Wednesday, February 18, 2015

A Despot's Time Will Come

King Mswati the Third of Swaziland has a fleet of luxury cars, a dozen mansions and 15 wives. Mswati is the last absolute monarchy on the continent and has ruled since he was 18; his father had banned all political parties a decade earlier. Many Swazis are too poor to agitate, and those that do are quashed. There are no trade unions. Members of the main opposition group, the “People’s United Democratic Movement,” are regularly arrested, peaceful demonstrators beaten up and journalists sent to jail. Many of his subjects live grim lives: Swaziland is the seventh-hungriest country in the world, 63 percent of its citizens live below the poverty line and more than 1 in 4 adults (aged 15–49) have HIV/AIDS. GDP growth is negative and unemployment is at nearly 23 percent.
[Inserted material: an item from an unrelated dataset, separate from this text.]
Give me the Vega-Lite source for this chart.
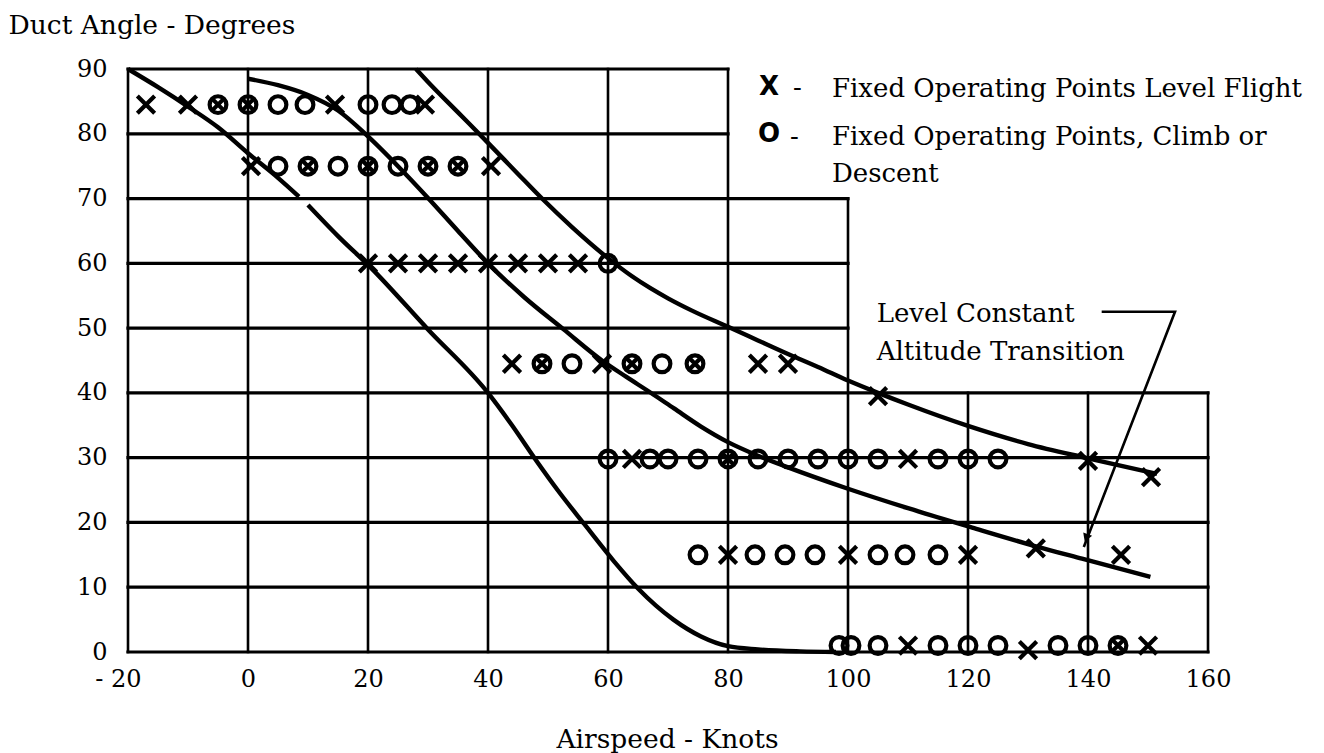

He buys luxury cars worth 61 years of Swazi wages, takes trips to Las Vegas on private jets and picks a new virgin wife every couple of years. Most Swazis are too busy trying to feed their families to start a revolution. “The majority aren’t screaming for democracy because they are not educated,” says Nhlanhla Msibi, the Swazi author of The Delayed Revolution: Swaziland in the Twenty-First Century. HIV has wiped out “muscle,” too, he says: “There’s only young orphans or old people.”

But in the cities, a democratic movement is challenging Mswati’s rule. “It’s a rotten, pathetic, undemocratic and corrupt system,” says Philani Ndebele of the Swaziland Democracy Campaign, a coalition of organizations demanding multiparty democracy in the country. There are elections. It’s just that Mswati decides the outcome

For Western nations that promote democracy abroad, Swaziland lacks geopolitical significance. While there are some exceptions — South Africa rescinded $207 million after Mswati refused to make basic political reforms, and the United States booted Swaziland from the African Growth and Opportunity Act over human rights concerns — few countries care much about that small patch of green next to South Africa.
 “The problem is that Swaziland is not Zimbabwe. There is no extreme humanitarian crisis and it has no oil or interesting natural resources,” says says Chris Vandome of the Africa program at U.K.-based Chatham House. It does have is sugar — the country’s main export — but it can’t compete much with producers like Brazil.

Mswati hasn’t done much to diversify the agricultural industry.  Budget cuts have become so severe that teachers are not getting paid and schools can’t open their doors, yet Swaziland spent about $478 million over the past four years on defense, and the king’s annual household budget is $61 million.

“If things continue like this, the country will soon be depending on humanitarian aid and eventually collapse into a failed state,” warns Msibi.

Nevertheless, public disaffection is on the rise. Several mass protests have taken place since 2011. “Transformation is inevitable,” says Ndebele, citing the Arab Spring. “No matter how despotic, brutal and indifferent a regime is, it can be toppled.”